I love organizations that measure performance and success 12 different ways, and as you move parts and pieces around, it becomes obvious that those moves can impact other areas of the plan. These types of organizations are usually about doing something great. While they must comply with the top line limitations of budget, time, and other resources, they relentlessly chase spectacular results.If you want to be the best provider in your industry, it might mean that you can’t be the largest provider. If you want to be the biggest player, you might have to give up something in order to earn that badge. The more clarity you have when communicating what your expectations are, the higher your company, and your partners, will perform.
Last year, one of our clients took on a new sales manager who quickly set out to achieve a BHAG (Big Hairy Audacious Goal). They wanted to double the unit sales at an upcoming event. No review of past history or incremental increase expectation, just a full on “let’s kick some butt” attitude toward performance going forward. Although the intention was met with significant fear, this leader was able to acquire the resources to support the challenge while simultaneously motivating all players toward a single goal. The results were astounding, and performance was just short of a 400% increase. Imagine the amazing challenge that this type of performance creates, and the need to evaluate and measure its impact across many departments and activities. All while knowing that the information might impact nearly every existing process that had been created to accommodate performance at a much lower level.
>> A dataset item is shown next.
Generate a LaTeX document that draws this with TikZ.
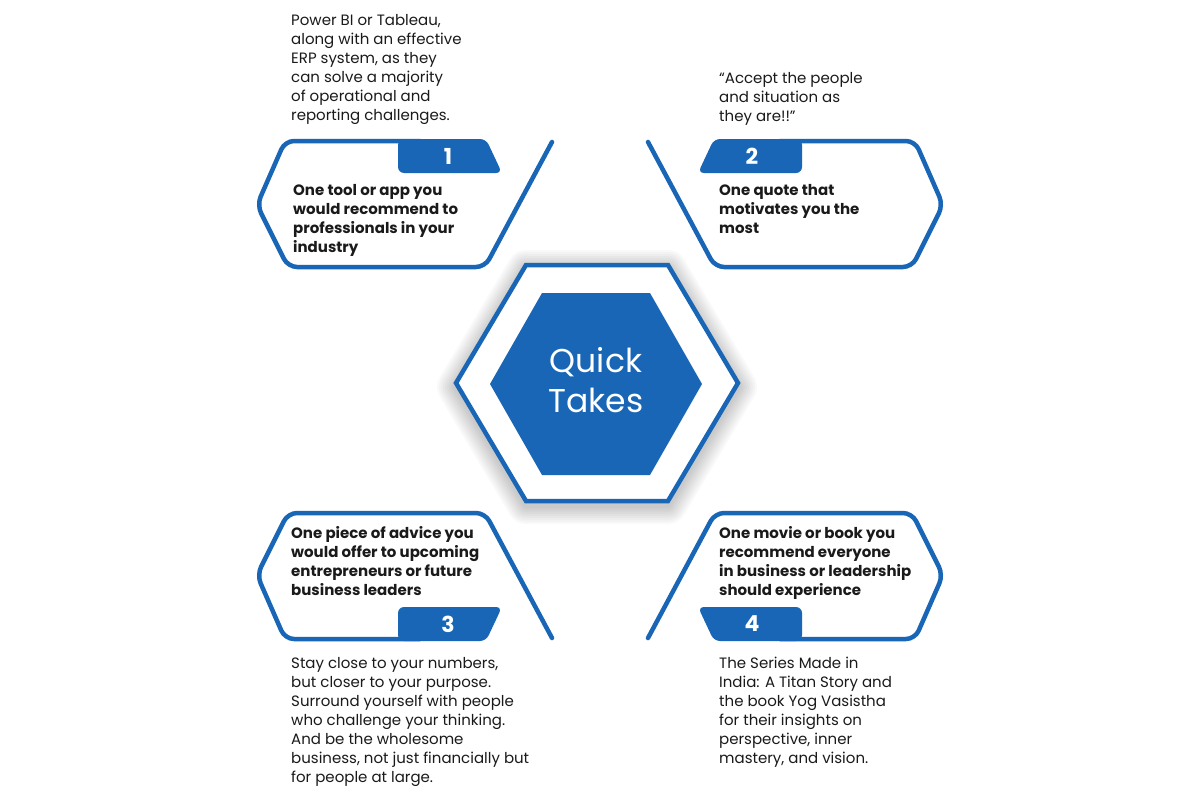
\documentclass[tikz,border=0pt]{standalone}
\usepackage{fontspec}
\setmainfont{Poppins}
\usetikzlibrary{calc}
\definecolor{qblue}{HTML}{1866B5}
\definecolor{qink}{HTML}{1A1A1A}
\tikzset{
  rim/.style ={draw=qblue,line width=4.5pt,rounded corners=9pt,line cap=round},
  tab/.style ={fill=qblue,rounded corners=6pt},
  num/.style ={text=white,inner sep=0pt,font=\fontsize{22}{24}\selectfont\bfseries},
  ans/.style ={anchor=north west,align=left,inner sep=0pt,text=qink,font=\fontsize{15}{19}\selectfont},
  qst/.style ={ans,font=\fontsize{15}{19}\selectfont\bfseries},
  glow/.style={draw=black,draw opacity=0.022,line join=round,line width=#1},
}

\begin{document}
\begin{tikzpicture}[x=1pt,y=-1pt]
  \fill[white] (0,0) rectangle (1200,800);
  \useasboundingbox (0,0) rectangle (1200,800);
  \coordinate (mid) at (600,390);

  % four frames, mirrored about the middle
  \foreach \sx/\sy/\n in {1/1/1,-1/1/2,1/-1/3,-1/-1/4}{
    \begin{scope}[shift={(mid)},xscale=\sx,yscale=\sy]
      \draw[rim] (-180,-249) -- (-315,-249) -- (-343,-185) -- (-312,-123)
                 -- (-115,-123) -- (-48,-248);
      \fill[tab] (-202,-251) -- (-114,-251) -- (-98,-217) -- (-202,-217) -- cycle;
      \node[num] (n\n) at (-152,-234) {\n};
    \end{scope}
  }

  % soft glow round the centre hexagon
  \foreach \w in {6,10,...,38}
    \draw[glow=\w pt] (456,387) -- (526,269) -- (668,269) -- (738,387) -- (668,505) -- (526,505) -- cycle;

  % centre hexagon
  \draw[draw=qblue,line width=4.5pt,fill=white]
    (456,383) -- (526,265) -- (668,265) -- (738,383) -- (668,501) -- (526,501) -- cycle;
  \fill[qblue] (490,384) -- (542,293) -- (650,293) -- (702,384) -- (650,475) -- (542,475) -- cycle;
  \node[text=white,align=center,inner sep=0pt,
        font=\fontsize{33}{40}\selectfont] (core) at (596,380) {Quick\\Takes};

  % questions
  \node[qst] (q1) at (293,184) {One tool or app you\\would recommend to\\professionals in your\\industry};
  \node[qst] (q2) at (719,184) {One quote that\\motivates you the\\most};
  \node[qst] (q3) at (291,526) {One piece of advice you\\would offer to upcoming\\entrepreneurs or future\\business leaders};
  \node[qst] (q4) at (719,526) {One movie or book you\\recommend everyone\\in business or leadership\\should experience};

  % answers
  \node[ans] (a1) at (291,14) {Power BI or Tableau,\\along with an effective\\ERP system, as they\\can solve a majority\\of operational and\\reporting challenges.};
  \node[ans] (a2) at (719,72) {“Accept the people\\and situation as\\they are!!”};
  \node[ans] (a3) at (291,657) {Stay close to your numbers,\\but closer to your purpose.\\Surround yourself with people\\who challenge your thinking.\\And be the wholesome\\business, not just financially but\\for people at large.};
  \node[ans] (a4) at (719,657) {The Series Made in\\India: A Titan Story and\\the book Yog Vasistha\\for their insights on\\perspective, inner\\mastery, and vision.};
\end{tikzpicture}
\end{document}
Transformation is always a function of a person or people with vision, and typically shows up in a way that demands that we do things differently. What most of us neglect to see is that seeing things differently lies in the vision, long before a single moment is applied, or a single tactical plan is applied.
Here are five takeaways on measuring goals and creating expectations:
• The past doesn’t equal the future, so stop using it as an outline
• Measure everything, but set your scale on “amazing”
• Avoid the pitfalls of compliance to the extent that you limit what is possible
• Chase “spectacular” as a norm, and resources won’t be a problem
• Enroll your colleagues and partners in your vision and share your BHAG
We’ve all been taught to measure and be measured, but unfortunately along the way, many of us have concluded that someone else decides exactly what scale we use. Don’t be afraid to scale up your expectations for what you and your organization can accomplish.
You’re going to be doing the work anyway, so why not shoot for exceptional!